Monday, March 18, 2013
There are so many articles and books about happiness now. It's as though "the pursuit of happiness" has taken on a distorted life of its own. More about that in a later post, though. This post is about the documentary "Happy."
I'd seen this on Netflix for a while and was curious, so the other day I sat down to watch it. Surprisingly, it wasn't necessarily about how to go about being happy, but it was a sociological look at happiness around the world. It starts out noting that depression has long been studied by psychologists and sociologists, but the opposite, happiness, has not. At least not for long. The film proceeds to explain how happiness is physically achieved with dopamine receptors in the brain, goes on to examine the happiest and least happy places in the world, and sums it all up with the top things that make one happy, based on the research.

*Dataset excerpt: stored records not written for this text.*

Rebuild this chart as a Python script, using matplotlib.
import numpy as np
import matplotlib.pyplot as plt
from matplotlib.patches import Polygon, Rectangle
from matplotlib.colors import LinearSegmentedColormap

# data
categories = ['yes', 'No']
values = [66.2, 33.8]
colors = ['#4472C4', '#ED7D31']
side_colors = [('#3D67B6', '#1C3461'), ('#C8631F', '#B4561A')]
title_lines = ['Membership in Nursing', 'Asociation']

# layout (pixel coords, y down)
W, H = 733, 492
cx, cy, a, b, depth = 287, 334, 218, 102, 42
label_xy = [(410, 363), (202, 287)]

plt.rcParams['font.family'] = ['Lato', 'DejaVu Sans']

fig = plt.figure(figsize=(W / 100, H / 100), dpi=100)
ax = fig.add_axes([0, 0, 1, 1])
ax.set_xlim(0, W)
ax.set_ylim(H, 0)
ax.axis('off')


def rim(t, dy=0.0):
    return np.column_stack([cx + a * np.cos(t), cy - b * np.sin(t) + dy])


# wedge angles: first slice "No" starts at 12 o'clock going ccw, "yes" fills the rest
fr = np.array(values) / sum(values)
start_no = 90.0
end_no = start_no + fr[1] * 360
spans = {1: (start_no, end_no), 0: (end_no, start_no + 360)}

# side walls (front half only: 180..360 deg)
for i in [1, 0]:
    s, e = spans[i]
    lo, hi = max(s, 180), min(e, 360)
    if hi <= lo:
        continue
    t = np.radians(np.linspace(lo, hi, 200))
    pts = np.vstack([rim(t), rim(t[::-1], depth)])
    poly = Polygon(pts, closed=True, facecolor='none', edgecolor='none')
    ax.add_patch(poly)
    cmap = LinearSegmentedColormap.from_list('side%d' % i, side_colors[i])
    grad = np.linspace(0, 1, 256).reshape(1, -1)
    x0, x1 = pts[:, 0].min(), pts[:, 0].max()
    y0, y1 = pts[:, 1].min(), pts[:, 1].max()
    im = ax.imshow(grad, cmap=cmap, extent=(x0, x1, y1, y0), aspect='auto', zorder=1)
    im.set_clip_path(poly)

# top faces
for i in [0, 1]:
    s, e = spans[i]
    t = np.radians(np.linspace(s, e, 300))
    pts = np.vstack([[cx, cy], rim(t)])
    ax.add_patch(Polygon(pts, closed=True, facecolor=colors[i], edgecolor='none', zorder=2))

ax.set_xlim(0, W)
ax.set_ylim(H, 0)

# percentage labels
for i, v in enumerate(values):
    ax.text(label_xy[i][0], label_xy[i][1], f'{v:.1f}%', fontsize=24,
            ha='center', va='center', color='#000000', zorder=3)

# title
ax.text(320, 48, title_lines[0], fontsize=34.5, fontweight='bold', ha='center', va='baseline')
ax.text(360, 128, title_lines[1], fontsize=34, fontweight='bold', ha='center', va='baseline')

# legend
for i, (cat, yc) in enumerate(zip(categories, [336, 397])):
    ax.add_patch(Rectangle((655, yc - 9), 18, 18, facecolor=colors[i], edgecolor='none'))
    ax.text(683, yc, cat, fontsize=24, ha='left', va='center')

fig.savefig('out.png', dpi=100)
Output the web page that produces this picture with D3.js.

Among all the data is a series of in-depth character studies: a rickshaw operator in India, an accident victim, the overworked Japanese who even have a name for dropping dead from exhaustion (yes, it's quite common there), the country of Bhutan, which seeks Gross National Happiness instead of Gross National Product, and more. These snapshots of people from different socio-economic backgrounds are moving and thought-provoking. They allow the viewer to step back and reconsider his or her own life, and decide where his or her values and ideals lie in light of others' experiences.
The film concludes with the premise that happiness is a trait that can be cultivated, regardless of socio-economic status. It requires dedication, a firm view of personal values, and the ability to go against the norm. The kicker is that cultivating happiness definitely goes against the American norm of success, ambition, busyness, and isolation. It means unplugging. It means a completely different way of life.
Happiness is out there. It just looks different than what we often end up believing.